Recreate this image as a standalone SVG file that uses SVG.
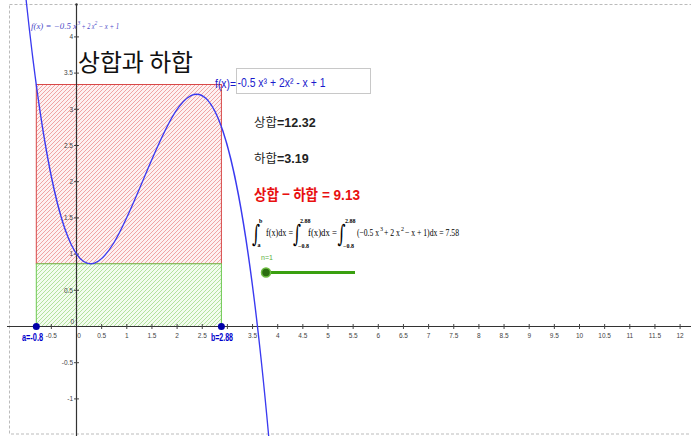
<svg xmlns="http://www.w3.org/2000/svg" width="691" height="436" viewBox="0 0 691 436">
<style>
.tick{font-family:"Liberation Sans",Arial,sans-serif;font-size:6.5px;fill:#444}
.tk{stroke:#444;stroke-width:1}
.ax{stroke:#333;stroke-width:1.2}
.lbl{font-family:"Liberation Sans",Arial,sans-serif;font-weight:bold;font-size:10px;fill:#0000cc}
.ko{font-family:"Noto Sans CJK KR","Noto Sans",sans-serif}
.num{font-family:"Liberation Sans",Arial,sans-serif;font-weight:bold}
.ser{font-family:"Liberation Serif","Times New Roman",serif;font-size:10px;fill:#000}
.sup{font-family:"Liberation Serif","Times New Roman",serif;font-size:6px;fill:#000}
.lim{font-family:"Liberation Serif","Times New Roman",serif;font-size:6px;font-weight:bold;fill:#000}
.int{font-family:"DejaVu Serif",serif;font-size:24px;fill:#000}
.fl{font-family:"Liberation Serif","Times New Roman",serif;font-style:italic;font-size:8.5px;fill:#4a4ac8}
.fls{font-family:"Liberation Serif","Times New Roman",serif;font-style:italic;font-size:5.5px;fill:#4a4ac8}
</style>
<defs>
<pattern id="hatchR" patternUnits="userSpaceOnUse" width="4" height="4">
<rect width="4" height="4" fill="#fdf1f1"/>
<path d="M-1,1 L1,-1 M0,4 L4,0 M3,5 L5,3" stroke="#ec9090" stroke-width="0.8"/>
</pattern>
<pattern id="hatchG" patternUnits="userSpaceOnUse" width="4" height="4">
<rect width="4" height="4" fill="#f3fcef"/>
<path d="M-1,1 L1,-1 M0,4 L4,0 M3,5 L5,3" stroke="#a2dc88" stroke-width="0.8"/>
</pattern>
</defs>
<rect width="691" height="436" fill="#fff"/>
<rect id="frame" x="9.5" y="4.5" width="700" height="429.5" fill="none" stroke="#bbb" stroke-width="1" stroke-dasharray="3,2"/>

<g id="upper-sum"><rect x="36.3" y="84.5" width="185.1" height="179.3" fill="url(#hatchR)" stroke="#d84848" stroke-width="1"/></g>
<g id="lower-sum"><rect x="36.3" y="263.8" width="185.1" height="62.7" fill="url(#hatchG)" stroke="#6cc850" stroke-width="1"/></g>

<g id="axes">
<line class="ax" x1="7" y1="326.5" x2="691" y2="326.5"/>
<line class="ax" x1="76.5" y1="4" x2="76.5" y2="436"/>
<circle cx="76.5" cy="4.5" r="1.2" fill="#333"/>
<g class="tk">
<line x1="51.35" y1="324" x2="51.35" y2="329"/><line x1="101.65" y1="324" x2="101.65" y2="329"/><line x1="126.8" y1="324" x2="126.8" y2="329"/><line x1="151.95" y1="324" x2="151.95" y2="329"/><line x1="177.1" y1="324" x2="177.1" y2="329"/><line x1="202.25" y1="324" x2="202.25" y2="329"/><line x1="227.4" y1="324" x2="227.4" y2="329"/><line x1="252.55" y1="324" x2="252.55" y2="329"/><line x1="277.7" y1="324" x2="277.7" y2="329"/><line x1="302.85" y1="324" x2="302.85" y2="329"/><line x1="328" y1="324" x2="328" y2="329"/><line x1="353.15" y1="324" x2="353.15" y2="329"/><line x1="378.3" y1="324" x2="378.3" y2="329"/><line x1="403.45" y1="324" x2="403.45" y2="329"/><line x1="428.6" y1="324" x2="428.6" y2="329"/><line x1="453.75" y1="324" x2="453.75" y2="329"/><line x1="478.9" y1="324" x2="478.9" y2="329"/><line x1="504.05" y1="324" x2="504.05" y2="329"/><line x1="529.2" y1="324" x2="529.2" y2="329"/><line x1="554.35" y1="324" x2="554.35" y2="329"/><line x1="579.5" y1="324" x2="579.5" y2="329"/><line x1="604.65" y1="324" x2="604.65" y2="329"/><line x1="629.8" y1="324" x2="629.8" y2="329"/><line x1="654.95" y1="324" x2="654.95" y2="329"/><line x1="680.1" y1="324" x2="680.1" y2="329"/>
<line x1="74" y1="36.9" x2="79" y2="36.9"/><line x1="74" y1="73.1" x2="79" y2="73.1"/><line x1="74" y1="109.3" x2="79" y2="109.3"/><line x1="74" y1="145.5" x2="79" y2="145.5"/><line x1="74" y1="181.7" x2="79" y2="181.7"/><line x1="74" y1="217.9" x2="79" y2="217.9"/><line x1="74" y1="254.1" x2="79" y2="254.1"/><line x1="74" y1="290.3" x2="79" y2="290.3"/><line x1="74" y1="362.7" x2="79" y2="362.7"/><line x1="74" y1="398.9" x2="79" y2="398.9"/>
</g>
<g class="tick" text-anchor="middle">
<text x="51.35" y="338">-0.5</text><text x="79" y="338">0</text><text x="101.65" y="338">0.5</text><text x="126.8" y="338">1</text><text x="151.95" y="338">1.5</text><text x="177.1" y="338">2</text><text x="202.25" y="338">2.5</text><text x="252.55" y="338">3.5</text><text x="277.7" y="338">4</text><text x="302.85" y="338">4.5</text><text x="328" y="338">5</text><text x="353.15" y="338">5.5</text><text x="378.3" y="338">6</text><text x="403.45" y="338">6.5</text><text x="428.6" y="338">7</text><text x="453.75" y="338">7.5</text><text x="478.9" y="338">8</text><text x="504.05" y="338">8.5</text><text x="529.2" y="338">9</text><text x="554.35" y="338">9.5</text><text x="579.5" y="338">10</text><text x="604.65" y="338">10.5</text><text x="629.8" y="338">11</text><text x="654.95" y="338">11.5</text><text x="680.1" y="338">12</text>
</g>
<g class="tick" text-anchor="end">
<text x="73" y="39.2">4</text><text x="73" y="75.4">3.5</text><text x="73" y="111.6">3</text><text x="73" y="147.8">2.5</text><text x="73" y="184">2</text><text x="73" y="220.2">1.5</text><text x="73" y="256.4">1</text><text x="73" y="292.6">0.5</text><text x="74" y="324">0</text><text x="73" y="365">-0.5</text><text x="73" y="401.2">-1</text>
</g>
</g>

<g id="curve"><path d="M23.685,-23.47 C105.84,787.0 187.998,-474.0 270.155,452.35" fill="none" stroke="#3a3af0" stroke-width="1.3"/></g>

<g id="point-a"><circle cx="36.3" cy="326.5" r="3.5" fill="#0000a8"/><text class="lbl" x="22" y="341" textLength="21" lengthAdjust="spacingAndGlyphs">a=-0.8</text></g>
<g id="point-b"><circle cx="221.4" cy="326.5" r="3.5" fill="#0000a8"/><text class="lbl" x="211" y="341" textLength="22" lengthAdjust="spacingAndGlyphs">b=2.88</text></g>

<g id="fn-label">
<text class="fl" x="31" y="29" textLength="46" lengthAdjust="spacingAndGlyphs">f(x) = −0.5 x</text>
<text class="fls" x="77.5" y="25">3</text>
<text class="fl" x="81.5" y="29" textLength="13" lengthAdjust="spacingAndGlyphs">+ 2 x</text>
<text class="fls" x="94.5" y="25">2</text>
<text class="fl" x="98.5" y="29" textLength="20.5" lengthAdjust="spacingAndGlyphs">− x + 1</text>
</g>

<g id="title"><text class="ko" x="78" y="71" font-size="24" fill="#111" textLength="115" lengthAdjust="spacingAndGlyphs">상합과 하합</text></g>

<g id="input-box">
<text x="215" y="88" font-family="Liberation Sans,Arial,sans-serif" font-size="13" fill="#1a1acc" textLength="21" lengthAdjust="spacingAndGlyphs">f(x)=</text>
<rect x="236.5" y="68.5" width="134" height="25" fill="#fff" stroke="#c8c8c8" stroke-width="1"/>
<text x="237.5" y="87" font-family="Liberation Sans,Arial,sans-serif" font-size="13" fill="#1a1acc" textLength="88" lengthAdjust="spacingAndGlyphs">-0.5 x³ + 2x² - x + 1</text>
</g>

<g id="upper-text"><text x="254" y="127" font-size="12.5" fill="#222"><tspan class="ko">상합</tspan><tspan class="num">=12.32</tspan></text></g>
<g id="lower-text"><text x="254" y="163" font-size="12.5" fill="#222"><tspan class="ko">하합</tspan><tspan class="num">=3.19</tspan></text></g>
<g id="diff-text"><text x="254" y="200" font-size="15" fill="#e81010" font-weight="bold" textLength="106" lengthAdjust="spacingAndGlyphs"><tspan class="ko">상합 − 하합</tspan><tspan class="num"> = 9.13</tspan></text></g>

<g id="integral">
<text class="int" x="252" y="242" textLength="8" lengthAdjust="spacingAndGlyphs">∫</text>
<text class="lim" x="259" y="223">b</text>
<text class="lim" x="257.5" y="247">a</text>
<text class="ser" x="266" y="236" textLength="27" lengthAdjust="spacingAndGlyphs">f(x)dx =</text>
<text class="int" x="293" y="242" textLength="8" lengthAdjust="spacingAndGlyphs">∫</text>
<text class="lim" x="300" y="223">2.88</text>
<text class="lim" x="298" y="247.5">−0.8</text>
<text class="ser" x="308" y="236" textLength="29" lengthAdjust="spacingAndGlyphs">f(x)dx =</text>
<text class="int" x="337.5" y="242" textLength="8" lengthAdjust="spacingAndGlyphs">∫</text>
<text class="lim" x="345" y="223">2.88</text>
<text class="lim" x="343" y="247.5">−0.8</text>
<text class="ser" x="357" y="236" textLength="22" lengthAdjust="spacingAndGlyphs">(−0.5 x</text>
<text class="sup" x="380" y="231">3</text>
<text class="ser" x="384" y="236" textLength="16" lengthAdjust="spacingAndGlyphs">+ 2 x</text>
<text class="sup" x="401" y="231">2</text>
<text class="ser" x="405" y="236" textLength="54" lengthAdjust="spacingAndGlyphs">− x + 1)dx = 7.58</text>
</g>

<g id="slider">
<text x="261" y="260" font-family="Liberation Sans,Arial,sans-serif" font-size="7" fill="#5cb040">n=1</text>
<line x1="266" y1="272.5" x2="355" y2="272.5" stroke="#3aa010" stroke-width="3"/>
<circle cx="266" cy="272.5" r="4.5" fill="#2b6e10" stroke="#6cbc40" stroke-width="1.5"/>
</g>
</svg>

──────

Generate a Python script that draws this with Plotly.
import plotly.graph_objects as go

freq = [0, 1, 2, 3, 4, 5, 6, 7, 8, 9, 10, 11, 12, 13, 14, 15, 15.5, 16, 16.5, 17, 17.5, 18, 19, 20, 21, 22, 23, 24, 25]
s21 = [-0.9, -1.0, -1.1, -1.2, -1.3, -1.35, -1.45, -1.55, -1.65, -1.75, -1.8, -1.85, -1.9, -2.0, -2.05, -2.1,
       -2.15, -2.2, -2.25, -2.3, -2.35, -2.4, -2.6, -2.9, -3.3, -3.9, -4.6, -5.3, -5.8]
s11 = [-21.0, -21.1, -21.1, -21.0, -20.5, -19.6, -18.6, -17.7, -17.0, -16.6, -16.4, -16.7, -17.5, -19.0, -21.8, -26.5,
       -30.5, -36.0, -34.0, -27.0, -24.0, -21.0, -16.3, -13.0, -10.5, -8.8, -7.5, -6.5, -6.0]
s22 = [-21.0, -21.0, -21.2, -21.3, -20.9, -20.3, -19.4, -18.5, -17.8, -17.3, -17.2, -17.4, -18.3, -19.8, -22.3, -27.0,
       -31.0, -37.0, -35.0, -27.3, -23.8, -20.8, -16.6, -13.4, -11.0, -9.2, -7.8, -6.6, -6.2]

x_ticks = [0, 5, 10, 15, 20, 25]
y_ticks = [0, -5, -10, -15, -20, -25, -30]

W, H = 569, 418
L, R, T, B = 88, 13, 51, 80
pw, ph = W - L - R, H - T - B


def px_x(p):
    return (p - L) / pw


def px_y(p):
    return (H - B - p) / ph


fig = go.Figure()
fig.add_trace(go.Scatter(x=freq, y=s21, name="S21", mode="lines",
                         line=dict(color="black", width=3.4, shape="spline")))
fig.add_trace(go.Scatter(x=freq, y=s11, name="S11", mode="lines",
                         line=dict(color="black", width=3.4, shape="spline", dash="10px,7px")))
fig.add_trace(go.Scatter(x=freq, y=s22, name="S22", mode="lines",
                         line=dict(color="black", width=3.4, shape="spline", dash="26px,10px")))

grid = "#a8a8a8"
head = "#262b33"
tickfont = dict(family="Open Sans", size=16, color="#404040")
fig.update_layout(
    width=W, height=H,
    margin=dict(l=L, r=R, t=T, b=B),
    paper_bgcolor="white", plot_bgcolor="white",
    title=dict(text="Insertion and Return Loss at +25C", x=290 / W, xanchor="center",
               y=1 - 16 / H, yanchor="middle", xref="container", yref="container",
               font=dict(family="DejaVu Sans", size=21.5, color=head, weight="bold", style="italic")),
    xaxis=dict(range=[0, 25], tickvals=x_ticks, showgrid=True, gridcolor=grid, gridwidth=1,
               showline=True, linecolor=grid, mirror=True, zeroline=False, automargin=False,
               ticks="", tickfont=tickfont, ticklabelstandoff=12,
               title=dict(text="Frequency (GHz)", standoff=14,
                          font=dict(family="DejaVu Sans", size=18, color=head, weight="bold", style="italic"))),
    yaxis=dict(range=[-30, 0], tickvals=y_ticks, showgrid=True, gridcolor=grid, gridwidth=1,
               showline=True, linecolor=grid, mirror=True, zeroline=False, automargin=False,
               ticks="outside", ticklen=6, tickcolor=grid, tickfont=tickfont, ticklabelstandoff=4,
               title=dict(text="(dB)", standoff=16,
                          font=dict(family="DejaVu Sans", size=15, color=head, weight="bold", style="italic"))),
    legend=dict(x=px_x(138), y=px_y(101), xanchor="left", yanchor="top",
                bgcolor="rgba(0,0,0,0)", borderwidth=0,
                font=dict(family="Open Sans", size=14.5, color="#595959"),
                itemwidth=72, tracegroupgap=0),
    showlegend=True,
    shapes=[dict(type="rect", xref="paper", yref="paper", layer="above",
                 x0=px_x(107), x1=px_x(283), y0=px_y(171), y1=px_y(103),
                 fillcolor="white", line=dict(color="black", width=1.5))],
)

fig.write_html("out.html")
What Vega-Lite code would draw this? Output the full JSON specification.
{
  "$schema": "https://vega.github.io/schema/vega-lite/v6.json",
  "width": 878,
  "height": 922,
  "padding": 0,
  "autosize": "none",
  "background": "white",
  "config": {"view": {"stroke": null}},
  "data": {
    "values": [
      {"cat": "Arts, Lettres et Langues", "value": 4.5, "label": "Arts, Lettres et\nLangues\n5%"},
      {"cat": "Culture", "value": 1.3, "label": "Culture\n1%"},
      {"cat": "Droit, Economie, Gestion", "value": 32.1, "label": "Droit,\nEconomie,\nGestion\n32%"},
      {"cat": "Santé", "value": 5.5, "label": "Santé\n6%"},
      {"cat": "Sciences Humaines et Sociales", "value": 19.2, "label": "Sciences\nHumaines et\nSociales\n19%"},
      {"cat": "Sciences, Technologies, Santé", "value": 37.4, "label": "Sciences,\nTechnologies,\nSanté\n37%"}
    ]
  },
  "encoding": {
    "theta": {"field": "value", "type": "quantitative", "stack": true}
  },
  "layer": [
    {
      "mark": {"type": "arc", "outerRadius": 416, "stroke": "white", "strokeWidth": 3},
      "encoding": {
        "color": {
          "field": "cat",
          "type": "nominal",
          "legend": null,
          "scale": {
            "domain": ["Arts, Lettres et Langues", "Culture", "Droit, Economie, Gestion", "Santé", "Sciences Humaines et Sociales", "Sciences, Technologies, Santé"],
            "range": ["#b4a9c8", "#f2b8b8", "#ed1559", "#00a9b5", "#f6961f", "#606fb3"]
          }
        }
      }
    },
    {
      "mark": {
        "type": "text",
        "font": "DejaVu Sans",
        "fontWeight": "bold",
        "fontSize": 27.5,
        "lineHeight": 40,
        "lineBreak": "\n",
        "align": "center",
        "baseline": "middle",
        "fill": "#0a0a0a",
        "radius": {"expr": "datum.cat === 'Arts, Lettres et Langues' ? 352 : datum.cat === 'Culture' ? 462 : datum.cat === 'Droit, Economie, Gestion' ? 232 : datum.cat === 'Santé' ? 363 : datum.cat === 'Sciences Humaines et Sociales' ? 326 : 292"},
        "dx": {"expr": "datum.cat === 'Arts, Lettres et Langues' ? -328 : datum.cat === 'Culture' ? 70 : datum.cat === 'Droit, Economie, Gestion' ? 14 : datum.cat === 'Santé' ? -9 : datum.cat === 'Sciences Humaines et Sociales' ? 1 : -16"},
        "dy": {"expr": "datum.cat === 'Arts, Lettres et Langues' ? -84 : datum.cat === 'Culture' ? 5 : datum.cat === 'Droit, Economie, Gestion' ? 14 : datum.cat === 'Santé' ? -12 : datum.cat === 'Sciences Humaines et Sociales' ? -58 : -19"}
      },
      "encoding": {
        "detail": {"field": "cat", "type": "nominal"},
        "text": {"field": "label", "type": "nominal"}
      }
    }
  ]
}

──────

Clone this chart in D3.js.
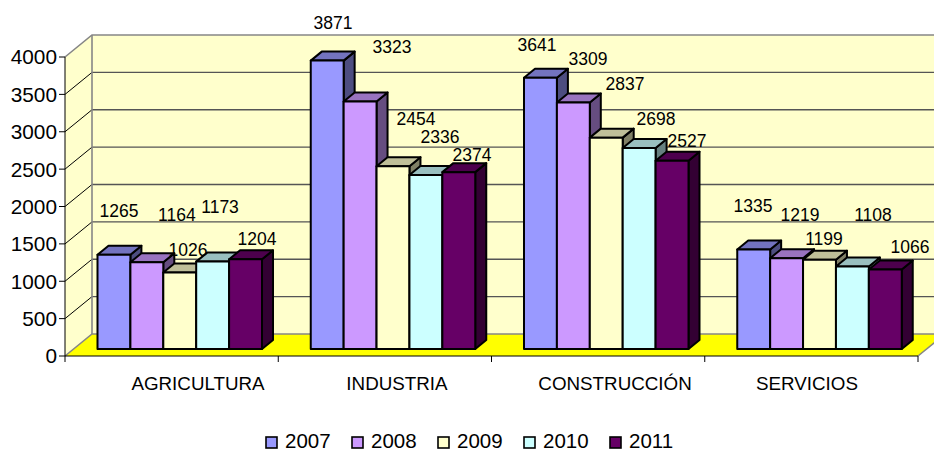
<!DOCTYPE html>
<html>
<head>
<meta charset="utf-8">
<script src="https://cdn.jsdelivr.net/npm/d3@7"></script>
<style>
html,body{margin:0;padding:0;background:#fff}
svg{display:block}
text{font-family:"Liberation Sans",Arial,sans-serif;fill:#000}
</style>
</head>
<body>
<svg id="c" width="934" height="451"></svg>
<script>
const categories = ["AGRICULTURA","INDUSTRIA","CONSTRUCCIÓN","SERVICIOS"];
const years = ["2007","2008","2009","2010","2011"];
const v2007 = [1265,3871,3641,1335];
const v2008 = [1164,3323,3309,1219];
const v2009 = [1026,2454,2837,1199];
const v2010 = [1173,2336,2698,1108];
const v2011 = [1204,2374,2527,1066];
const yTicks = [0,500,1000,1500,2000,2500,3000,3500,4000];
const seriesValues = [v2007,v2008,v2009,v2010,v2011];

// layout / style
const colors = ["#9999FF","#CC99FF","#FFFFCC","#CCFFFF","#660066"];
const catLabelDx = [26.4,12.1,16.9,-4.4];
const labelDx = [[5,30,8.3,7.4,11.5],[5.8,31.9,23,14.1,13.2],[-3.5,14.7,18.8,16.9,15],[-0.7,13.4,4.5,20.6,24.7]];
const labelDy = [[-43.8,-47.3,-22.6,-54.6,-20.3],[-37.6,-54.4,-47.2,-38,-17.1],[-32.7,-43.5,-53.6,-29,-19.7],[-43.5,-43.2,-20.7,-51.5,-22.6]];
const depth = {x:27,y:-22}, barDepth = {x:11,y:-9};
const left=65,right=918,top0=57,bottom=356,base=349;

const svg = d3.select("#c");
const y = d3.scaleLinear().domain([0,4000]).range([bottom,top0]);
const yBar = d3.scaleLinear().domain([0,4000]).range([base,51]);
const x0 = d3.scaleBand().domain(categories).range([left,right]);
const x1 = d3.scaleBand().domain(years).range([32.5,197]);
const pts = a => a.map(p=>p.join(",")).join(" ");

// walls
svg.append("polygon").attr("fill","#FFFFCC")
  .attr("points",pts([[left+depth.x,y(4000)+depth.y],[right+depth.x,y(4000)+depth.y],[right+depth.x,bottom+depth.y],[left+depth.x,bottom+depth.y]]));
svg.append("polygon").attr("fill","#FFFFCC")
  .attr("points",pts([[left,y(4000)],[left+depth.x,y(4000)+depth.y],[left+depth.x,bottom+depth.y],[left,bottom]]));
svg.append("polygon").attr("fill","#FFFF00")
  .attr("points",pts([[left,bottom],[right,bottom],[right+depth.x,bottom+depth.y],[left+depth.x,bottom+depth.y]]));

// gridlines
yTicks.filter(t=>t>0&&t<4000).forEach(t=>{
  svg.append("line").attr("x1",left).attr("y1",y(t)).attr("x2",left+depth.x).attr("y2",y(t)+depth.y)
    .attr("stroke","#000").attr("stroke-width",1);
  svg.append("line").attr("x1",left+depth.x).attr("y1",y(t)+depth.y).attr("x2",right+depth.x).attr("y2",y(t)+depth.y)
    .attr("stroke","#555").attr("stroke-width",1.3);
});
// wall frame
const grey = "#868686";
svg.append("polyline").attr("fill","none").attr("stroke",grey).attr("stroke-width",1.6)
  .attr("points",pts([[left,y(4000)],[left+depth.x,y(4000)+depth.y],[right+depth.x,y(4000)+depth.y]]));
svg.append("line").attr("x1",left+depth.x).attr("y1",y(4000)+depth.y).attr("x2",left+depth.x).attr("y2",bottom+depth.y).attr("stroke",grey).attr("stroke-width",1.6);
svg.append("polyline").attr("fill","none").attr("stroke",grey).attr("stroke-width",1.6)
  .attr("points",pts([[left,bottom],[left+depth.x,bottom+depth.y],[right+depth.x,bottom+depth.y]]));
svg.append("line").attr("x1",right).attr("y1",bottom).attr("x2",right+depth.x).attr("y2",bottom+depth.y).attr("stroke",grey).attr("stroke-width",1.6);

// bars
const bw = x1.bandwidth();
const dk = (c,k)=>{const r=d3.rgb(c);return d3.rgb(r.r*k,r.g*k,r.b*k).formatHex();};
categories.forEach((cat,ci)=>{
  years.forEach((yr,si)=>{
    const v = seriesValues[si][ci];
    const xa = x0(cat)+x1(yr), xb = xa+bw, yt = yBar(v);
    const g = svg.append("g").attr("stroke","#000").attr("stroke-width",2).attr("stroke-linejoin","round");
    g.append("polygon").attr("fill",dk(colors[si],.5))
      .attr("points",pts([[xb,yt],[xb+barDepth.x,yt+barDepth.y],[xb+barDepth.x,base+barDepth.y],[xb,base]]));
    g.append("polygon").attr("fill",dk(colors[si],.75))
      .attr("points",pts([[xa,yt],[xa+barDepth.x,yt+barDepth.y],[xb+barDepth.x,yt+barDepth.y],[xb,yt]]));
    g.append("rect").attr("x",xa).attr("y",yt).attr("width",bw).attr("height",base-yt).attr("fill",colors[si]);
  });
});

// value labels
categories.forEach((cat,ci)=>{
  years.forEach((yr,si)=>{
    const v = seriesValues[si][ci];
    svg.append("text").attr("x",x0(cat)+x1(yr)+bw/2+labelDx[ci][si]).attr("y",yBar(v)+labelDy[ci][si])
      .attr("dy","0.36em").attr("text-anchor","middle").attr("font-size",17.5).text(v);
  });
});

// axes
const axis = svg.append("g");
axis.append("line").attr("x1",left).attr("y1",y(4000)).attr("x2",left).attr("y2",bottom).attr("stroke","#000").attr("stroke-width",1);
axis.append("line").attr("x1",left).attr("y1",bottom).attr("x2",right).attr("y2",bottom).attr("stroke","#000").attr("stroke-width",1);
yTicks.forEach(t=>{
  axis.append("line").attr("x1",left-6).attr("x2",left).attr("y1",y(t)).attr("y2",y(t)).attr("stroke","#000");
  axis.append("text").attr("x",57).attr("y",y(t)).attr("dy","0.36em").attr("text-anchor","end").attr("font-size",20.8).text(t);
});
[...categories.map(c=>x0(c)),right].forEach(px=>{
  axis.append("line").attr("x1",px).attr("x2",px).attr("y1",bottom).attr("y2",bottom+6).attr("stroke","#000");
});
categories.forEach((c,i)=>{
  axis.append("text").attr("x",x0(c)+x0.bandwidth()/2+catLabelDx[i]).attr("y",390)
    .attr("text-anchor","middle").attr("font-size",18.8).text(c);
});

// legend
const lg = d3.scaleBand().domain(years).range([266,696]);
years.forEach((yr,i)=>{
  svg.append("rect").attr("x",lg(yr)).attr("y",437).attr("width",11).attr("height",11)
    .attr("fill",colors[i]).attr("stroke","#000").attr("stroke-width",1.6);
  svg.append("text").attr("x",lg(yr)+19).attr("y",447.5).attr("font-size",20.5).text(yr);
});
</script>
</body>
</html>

──────

** Objective **
Write out again only the lines from the line containing "Generate a Python" through the line containing "import plotly.graph_objects as go", both included, exactly as they are.

** Result **
Generate a Python script that draws this with Plotly.
import plotly.graph_objects as go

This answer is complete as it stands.